Up to now most activities concerning counselling and therapy with ICT (Information and Communication Technologies) have been limited to applications of personal computers for emails and internet tools. Counsellors and therapists still rely almost exclusively on traditional interaction with their clients (“the couch”). Due to this, especially the younger generation and “digital natives” may not be reached to the full extent, as they have a fundamentally different communication behaviour.
The various Web 2.0 communication tools (like Facebook, Twitter, WhatsApp, Skype, etc.) have become a daily extension, or complement, of the target groups’ oral communication. Therefore, any counselling and therapy for the younger population that seeks to be successful should eventually include eCounselling – meaning ICT based activities between the expert and the client/patient.
The goal of the Therapy 2.0 project is not only to raise awareness of the potentials of ICT based approaches in therapeutic and counselling processes, but also to provide a practical guide to the different ways of how technology can be used, best practice examples, and a mobile application for smartphones.
The concrete and tangible results can be incorporated into practice immediately. They will go far beyond e-mail and internet chat and support practitioners tremendously and counterbalance the lack of full visual or audible communication. Thus the Therapy 2.0 project will ensure that clients / patients receive the message of the therapy without any negative side-effects due to the technical means of communication.
For more information please have a look at our project information brochure.
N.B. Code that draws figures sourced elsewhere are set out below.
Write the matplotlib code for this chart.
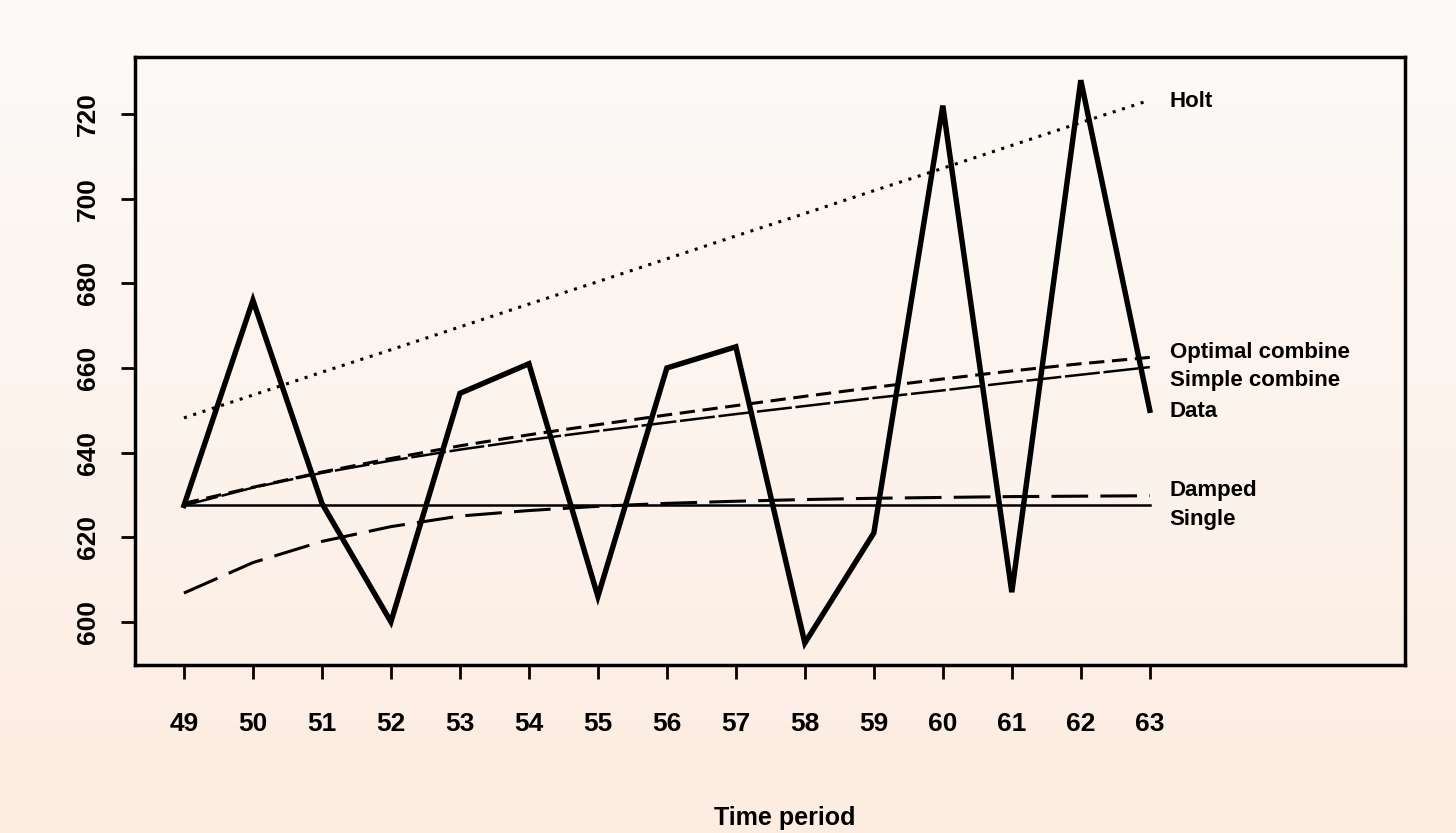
import numpy as np
import matplotlib
matplotlib.use('Agg')
import matplotlib.pyplot as plt

# time periods and forecast series
periods = [49, 50, 51, 52, 53, 54, 55, 56, 57, 58, 59, 60, 61, 62, 63]
data = [627.5, 676, 628, 600, 654, 661, 606, 660, 665, 595, 621, 722, 607, 728, 650]
holt = [648.2, 653.6, 659.0, 664.3, 669.7, 675.1, 680.4, 685.8, 691.2, 696.5, 701.9, 707.2, 712.6, 718.0, 723.3]
optimal = [628.0, 631.8, 635.4, 638.6, 641.6, 644.2, 646.6, 648.9, 651.1, 653.3, 655.4, 657.4, 659.3, 661.0, 662.5]
simple = [627.5, 631.7, 635.2, 638.1, 640.7, 643.0, 645.1, 647.1, 649.1, 651.0, 652.9, 654.7, 656.6, 658.4, 660.2]
damped = [606.8, 614.0, 619.0, 622.5, 625.0, 626.3, 627.3, 628.0, 628.5, 628.9, 629.2, 629.4, 629.6, 629.7, 629.8]
single = [627.5] * 15

labels = ['Holt', 'Optimal combine', 'Simple combine', 'Data', 'Damped', 'Single']
label_y = [723, 663.7, 657.1, 649.6, 631.0, 624.3]

plt.rcParams['font.family'] = ['Liberation Sans', 'DejaVu Sans']
plt.rcParams['font.weight'] = 'bold'

fig = plt.figure(figsize=(14.56, 8.33), dpi=100)

# peach paper background
bg = fig.add_axes([0, 0, 1, 1], zorder=-10)
grad = np.linspace(0, 1, 256).reshape(-1, 1)
top = np.array([253, 251, 249]) / 255
bot = np.array([252, 236, 225]) / 255
img = top + (bot - top) * grad[:, :, None]
bg.imshow(img, aspect='auto', extent=[0, 1, 0, 1])
bg.axis('off')

ax = fig.add_axes([0.0927, 0.2017, 0.8723, 0.7299])
ax.patch.set_alpha(0)

ax.plot(periods, data, color='black', lw=3.9, solid_joinstyle='miter')
ax.plot(periods, holt, color='black', lw=2.2, linestyle=(0, (1, 2.2)))
ax.plot(periods, optimal, color='black', lw=2.2, linestyle=(0, (5, 2.5)))
ax.plot(periods, simple, color='black', lw=1.8, linestyle=(0, (14, 1.5)))
ax.plot(periods, damped, color='black', lw=2.2, linestyle=(0, (12, 4)))
ax.plot(periods, single, color='black', lw=1.8)

for lab, y in zip(labels, label_y):
    ax.text(63.29, y, lab, fontsize=16, va='center', ha='left', color='black')

ax.set_xlim(48.29, 66.7)
ax.set_ylim(589.8, 733.5)

ax.set_xticks(periods)
ax.set_xticklabels([str(p) for p in periods])
ax.set_yticks([600, 620, 640, 660, 680, 700, 720])
ax.tick_params(axis='x', length=10, width=2, pad=24, labelsize=19)
ax.tick_params(axis='y', length=10, width=2, pad=15, labelsize=19)
for t in ax.get_yticklabels():
    t.set_rotation(90)
    t.set_va('center')

for s in ax.spines.values():
    s.set_linewidth(2.5)

fig.text(0.539, 0.018, 'Time period', fontsize=18, ha='center', va='center')

fig.savefig('out.png', dpi=100)
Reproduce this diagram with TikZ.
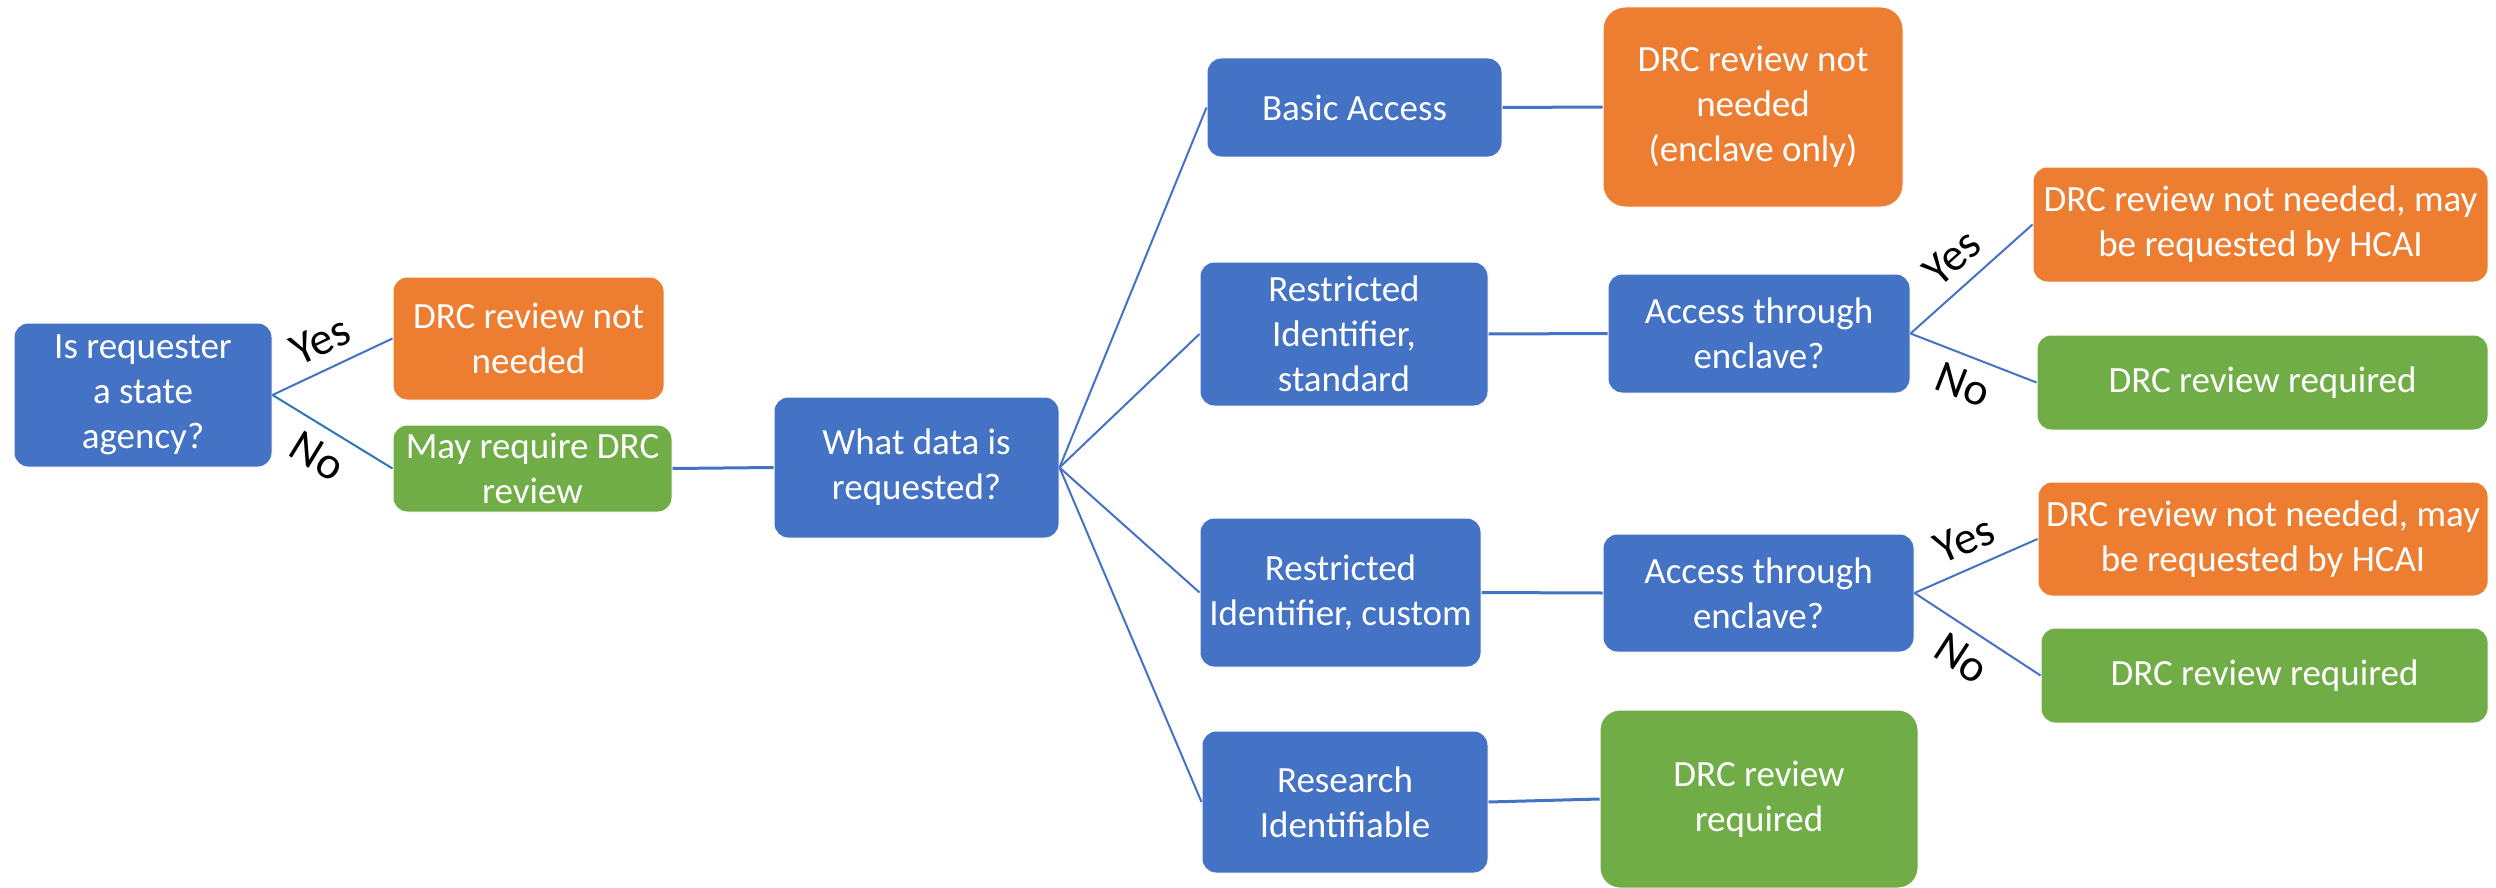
\documentclass[tikz,border=0pt]{standalone}
\usepackage{fontspec}
\setmainfont{Carlito}
\definecolor{cblue}{HTML}{4472C4}
\definecolor{corange}{HTML}{ED7D31}
\definecolor{cgreen}{HTML}{70AD47}
\definecolor{cline}{HTML}{4472C4}
\definecolor{cline2}{HTML}{2E75B6}
\begin{document}
\begin{tikzpicture}[x=1pt,y=-1pt,
  box/.style={rounded corners=14pt, draw=white, line width=1pt, text=white, align=center, inner sep=0pt, font=\fontsize{37}{45}\selectfont},
  bluebox/.style={box, fill=cblue},
  orangebox/.style={box, fill=corange},
  greenbox/.style={box, fill=cgreen},
  conn/.style={draw=cline, line width=2pt},
  hconn/.style={draw=cline, line width=3pt},
  lbl/.style={font=\fontsize{46}{54}\selectfont, text=black, sloped, inner sep=13pt}
]
\useasboundingbox (0,0) rectangle (2496,888);
% nodes
\node[bluebox, minimum width=258pt, minimum height=144pt] (A) at (143,395) {Is requester\\a state\\agency?};
\node[orangebox, minimum width=271pt, minimum height=123pt] (B) at (528.5,338.5) {DRC review not\\needed};
\node[greenbox, minimum width=279pt, minimum height=87pt] (C) at (532.5,468.5) {May require DRC\\review};
\node[bluebox, minimum width=285pt, minimum height=141pt] (D) at (916.5,467.5) {What data is\\requested?};
\node[bluebox, minimum width=295pt, minimum height=99pt] (E) at (1354.5,107.5) {Basic Access};
\node[orangebox, rounded corners=22pt, minimum width=300pt, minimum height=200pt] (F) at (1753,107) {DRC review not\\needed\\(enclave only)};
\node[bluebox, minimum width=288pt, minimum height=144pt] (G) at (1344,334) {Restricted\\Identifier,\\standard};
\node[bluebox, minimum width=302pt, minimum height=119pt] (H) at (1759,333.5) {Access through\\enclave?};
\node[orangebox, minimum width=455pt, minimum height=115pt] (I) at (2260.5,224.5) {DRC review not needed, may\\be requested by HCAI};
\node[greenbox, minimum width=451pt, minimum height=95pt] (J) at (2262.5,382.5) {DRC review required};
\node[bluebox, minimum width=281pt, minimum height=149pt] (K) at (1340.5,592.5) {Restricted\\Identifier, custom};
\node[bluebox, minimum width=311pt, minimum height=118pt] (L) at (1758.5,593) {Access through\\enclave?};
\node[orangebox, minimum width=450pt, minimum height=114pt] (M) at (2263,539) {DRC review not needed, may\\be requested by HCAI};
\node[greenbox, minimum width=447pt, minimum height=95pt] (N) at (2264.5,675.5) {DRC review required};
\node[bluebox, minimum width=286pt, minimum height=142pt] (O) at (1345,802) {Research\\Identifiable};
\node[greenbox, rounded corners=20pt, minimum width=318pt, minimum height=178pt] (P) at (1759,799) {DRC review\\required};
% connectors
\draw[conn] (A.east) -- node[lbl, above] {Yes} (B.west);
\draw[conn, draw=cline2] (A.east) -- node[lbl, below] {No} (C.west);
\draw[hconn] (C.east) -- (D.west);
\draw[conn] (D.east) -- (E.west);
\draw[conn] (D.east) -- (G.west);
\draw[conn] (D.east) -- (K.west);
\draw[conn] (D.east) -- (O.west);
\draw[hconn] (E.east) -- (F.west);
\draw[hconn] (G.east) -- (H.west);
\draw[hconn] (K.east) -- (L.west);
\draw[hconn] (O.east) -- (P.west);
\draw[conn] (H.east) -- node[lbl, above] {Yes} (I.west);
\draw[conn] (H.east) -- node[lbl, below] {No} (J.west);
\draw[conn] (L.east) -- node[lbl, above] {Yes} (M.west);
\draw[conn] (L.east) -- node[lbl, below] {No} (N.west);
\end{tikzpicture}
\end{document}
Such an approach is also needed in the current refugee crisis, where Therapy 2.0 tools will enable counsellors to reach completely new target groups, i.e. young and / or unaccompanied refugee minors. Most of them, specifically young women, have experienced traumatic situations and many of them suffer from post-traumatic stress disorder in various degrees. Their most important means of communication are smartphones. Given the fact that their language level of the host country language is often still poor, conventional “speech counselling” needs either interpreters – which can be daunting – or a complementary approach that uses the media, where these young people already feel at home.